Repeat verbatim the lines from the one containing "What React, TypeScript" to the one containing "2012, 2014, 2016];", ends included, minus any pictures.

=-=-=

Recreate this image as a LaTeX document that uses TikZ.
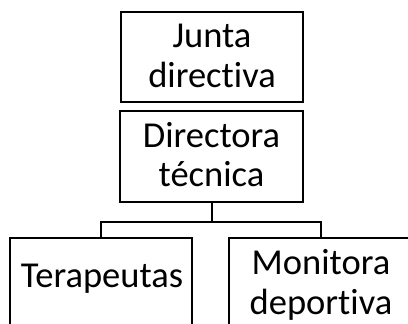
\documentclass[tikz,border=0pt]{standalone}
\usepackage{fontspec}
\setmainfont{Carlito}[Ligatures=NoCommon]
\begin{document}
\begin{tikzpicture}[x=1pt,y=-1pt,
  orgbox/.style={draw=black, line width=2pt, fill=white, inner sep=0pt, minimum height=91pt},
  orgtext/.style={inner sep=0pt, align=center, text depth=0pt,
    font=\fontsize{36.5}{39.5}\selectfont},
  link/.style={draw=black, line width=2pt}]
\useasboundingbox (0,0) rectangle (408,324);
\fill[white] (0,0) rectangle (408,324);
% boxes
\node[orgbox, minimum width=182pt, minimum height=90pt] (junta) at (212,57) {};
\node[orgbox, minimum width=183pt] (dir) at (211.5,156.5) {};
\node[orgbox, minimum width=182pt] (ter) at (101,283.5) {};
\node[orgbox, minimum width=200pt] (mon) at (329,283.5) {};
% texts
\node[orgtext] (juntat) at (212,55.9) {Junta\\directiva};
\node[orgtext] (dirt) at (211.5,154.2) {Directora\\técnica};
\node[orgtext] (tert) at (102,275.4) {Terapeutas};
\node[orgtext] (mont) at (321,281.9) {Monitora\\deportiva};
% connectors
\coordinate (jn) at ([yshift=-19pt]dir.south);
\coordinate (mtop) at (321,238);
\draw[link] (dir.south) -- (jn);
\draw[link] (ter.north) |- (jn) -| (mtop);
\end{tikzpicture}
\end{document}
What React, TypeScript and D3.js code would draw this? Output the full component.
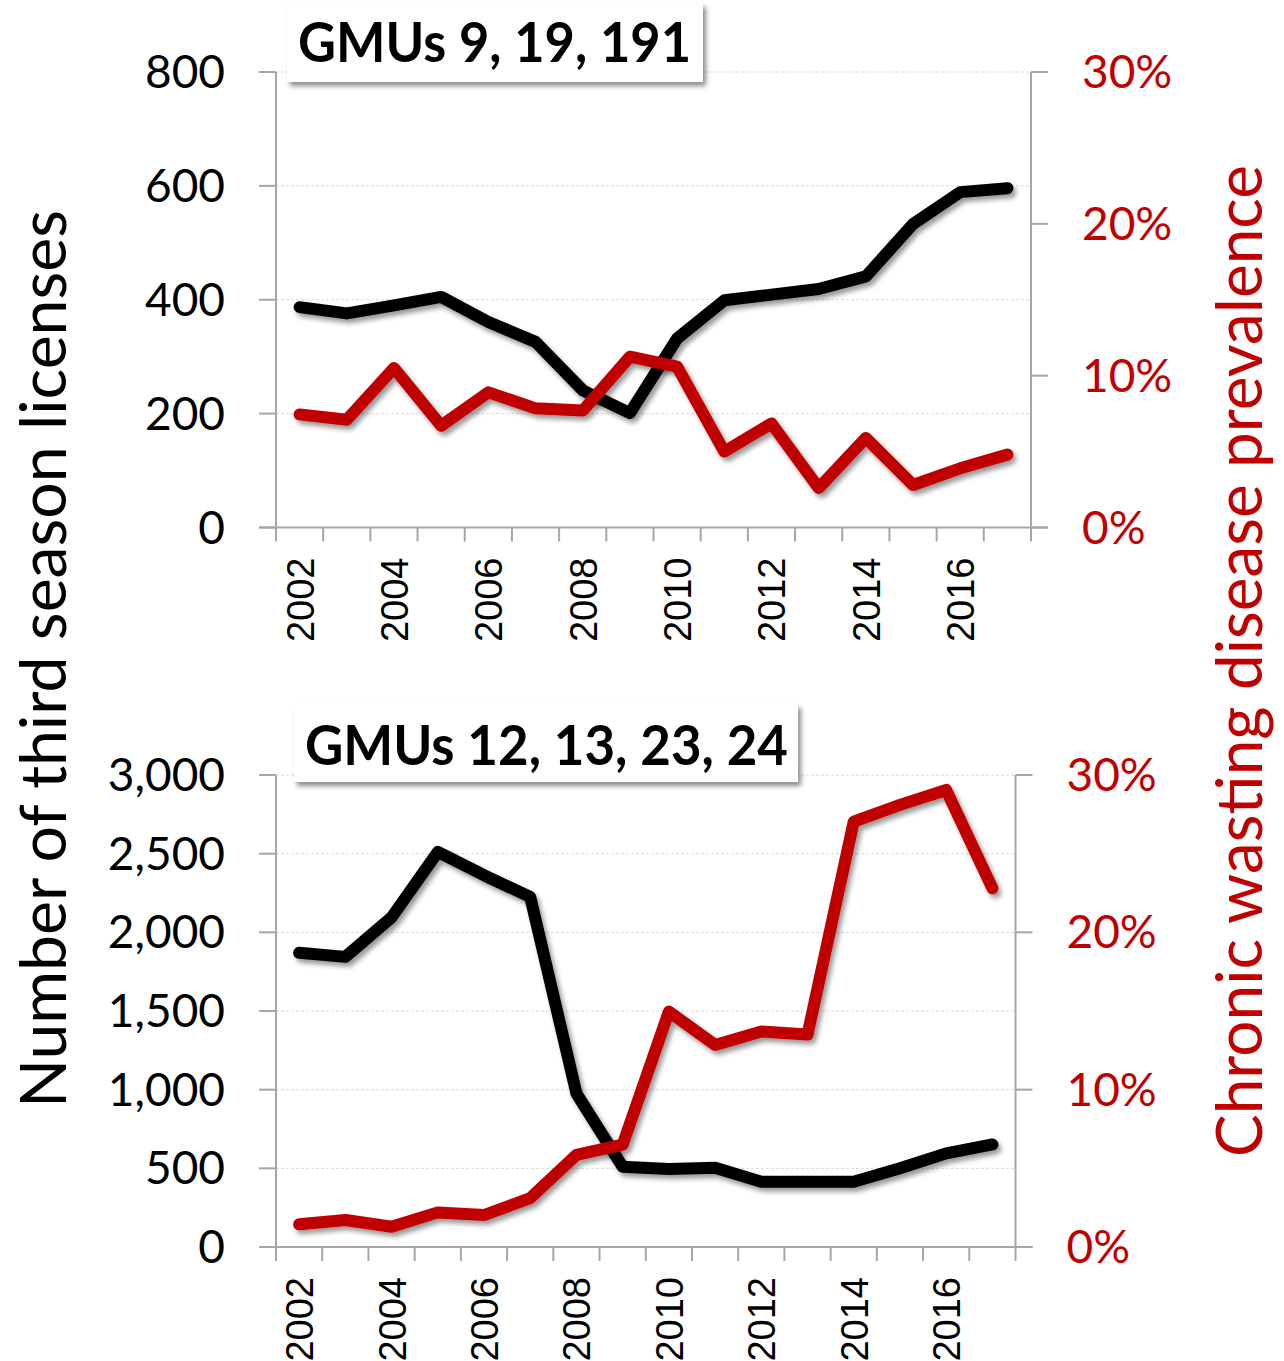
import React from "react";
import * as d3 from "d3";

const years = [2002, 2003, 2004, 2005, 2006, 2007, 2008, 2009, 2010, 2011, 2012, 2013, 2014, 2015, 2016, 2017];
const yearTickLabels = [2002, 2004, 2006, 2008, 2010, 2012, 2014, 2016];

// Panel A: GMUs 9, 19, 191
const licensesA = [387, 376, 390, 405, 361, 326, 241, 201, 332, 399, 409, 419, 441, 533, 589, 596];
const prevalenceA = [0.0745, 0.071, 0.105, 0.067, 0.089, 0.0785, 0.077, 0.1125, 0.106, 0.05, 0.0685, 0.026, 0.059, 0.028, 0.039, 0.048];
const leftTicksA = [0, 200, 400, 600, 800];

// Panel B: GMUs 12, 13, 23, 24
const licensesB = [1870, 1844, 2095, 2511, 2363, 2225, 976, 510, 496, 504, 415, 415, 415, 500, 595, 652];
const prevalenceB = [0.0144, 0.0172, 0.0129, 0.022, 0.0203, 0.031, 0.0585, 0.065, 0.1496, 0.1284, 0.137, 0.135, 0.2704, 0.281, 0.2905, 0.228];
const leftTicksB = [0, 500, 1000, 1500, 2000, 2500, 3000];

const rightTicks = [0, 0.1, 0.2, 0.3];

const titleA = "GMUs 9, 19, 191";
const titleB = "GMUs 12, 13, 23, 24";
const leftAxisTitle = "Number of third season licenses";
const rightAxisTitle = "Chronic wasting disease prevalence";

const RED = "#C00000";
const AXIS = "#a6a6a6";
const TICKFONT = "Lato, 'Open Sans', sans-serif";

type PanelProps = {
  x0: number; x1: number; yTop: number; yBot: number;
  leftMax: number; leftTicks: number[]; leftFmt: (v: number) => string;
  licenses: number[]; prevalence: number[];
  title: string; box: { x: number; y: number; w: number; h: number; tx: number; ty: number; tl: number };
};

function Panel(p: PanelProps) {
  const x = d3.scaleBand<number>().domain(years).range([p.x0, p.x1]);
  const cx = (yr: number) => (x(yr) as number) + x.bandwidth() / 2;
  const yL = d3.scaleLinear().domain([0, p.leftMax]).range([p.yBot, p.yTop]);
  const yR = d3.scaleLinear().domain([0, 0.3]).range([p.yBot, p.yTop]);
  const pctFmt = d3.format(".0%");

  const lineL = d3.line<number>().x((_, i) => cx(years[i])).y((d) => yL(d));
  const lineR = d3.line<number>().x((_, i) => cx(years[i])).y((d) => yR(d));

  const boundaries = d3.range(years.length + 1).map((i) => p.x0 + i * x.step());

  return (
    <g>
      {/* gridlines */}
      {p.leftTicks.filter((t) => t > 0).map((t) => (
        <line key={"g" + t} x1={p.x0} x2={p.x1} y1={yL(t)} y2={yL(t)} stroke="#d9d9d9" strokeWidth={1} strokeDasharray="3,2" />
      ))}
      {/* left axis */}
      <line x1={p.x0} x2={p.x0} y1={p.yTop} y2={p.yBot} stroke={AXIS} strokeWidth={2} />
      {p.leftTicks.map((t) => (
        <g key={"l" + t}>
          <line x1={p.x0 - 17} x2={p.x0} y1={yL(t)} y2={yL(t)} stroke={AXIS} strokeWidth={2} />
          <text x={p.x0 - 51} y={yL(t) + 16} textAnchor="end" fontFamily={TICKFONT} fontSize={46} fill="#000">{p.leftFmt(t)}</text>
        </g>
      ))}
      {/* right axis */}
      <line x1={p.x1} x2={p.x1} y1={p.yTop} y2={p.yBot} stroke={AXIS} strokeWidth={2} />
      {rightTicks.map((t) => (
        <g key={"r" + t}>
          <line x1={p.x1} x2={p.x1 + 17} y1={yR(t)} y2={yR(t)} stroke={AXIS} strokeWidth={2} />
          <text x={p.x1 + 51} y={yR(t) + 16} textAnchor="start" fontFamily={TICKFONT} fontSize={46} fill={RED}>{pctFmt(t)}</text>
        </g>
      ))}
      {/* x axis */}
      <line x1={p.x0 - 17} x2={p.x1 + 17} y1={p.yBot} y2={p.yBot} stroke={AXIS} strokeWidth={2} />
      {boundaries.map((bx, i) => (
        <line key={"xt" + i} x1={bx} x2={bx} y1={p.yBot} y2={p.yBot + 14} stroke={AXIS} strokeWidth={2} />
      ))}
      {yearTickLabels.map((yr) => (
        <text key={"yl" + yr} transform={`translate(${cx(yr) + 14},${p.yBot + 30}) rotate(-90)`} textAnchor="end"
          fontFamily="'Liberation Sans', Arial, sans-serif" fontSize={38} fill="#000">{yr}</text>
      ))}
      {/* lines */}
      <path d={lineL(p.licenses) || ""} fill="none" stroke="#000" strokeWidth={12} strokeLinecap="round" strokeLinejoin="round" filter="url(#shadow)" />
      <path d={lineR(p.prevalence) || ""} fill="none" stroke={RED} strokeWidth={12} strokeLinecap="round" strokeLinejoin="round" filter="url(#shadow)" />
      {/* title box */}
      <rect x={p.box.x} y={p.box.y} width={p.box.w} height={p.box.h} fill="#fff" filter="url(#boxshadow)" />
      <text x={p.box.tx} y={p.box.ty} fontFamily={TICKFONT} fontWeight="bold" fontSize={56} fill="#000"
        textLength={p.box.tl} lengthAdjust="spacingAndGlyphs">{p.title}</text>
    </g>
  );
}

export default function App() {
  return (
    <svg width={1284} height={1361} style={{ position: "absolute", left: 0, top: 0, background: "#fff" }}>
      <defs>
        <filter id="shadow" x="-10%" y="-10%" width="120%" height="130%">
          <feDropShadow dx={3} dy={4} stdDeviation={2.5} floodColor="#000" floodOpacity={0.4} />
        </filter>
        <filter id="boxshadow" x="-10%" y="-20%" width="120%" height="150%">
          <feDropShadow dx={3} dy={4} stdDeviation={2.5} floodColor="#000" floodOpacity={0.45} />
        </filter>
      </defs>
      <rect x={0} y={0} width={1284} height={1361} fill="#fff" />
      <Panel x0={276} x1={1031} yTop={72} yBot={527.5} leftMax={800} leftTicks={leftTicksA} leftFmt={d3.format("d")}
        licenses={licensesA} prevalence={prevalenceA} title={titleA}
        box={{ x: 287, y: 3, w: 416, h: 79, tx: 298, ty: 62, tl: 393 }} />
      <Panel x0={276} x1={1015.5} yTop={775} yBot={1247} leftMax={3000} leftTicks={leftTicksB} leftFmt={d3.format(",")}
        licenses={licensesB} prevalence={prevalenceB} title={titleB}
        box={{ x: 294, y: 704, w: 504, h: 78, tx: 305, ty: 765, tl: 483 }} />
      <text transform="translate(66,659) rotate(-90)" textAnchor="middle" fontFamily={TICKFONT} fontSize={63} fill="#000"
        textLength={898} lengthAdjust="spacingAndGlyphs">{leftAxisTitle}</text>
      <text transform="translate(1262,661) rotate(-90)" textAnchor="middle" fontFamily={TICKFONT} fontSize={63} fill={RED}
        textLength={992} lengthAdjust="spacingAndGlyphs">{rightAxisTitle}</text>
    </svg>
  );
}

=-=-=

→ **The output**:
What React, TypeScript and D3.js code would draw this? Output the full component.
import React from "react";
import * as d3 from "d3";

const years = [2002, 2003, 2004, 2005, 2006, 2007, 2008, 2009, 2010, 2011, 2012, 2013, 2014, 2015, 2016, 2017];
const yearTickLabels = [2002, 2004, 2006, 2008, 2010, 2012, 2014, 2016];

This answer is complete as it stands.